When Jesus faced Pontius Pilate after being arrested, He said that the reason He came to earth and was born was to testify to the truth. He also said that everyone who is committed to the truth listens to Him. To that Pilate asked, “What is truth?”
Jesus knew truth; He knew what was really going on in the world and what the answers to life’s biggest questions were. He came to address those, to set the record straight. In that sense, He is truth; He is the answer (John 14:6). So to discover truth, we must be willing to hear Him out. We have to be interested in hearing the truth, no matter what it is.
Think about it. Truth can’t be relative. By definition, if it varies from one point of view to another, it can’t be truth. That’s at best an aspect of truth, an angle on reality. It could be close to reality or it could be way off. We’re like ants on the ground trying to make sense of a gigantic world from our limited perspective. We start filling in the blanks and inventing theories about how things must work, what’s important and how to live.

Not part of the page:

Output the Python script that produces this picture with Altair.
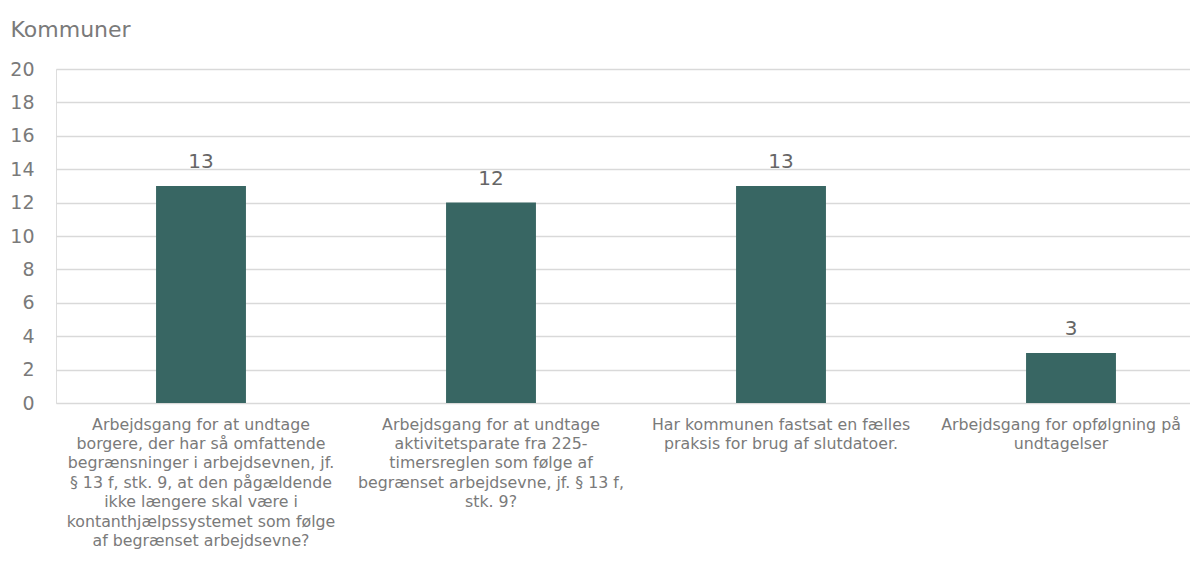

God wants us to discover the truth. He also wants us to find Him, even though He’s not far from each one of us. We’re His children; we were made in His image. These are the reasons He sent Jesus. But we shouldn’t think that this makes us independent of God. No, we actually exist because of Him. God is willing to overlook our ignorance in coming up with our own truth and blazing our own trails. He’s telling all of us to hear the truth and change our minds, to turn away from what we’ve busied ourselves with and pay attention to how He designed things to be. One day He’s going to have Jesus evaluate the state of the world, namely our attitudes and response to Him. How will you fare in that assessment?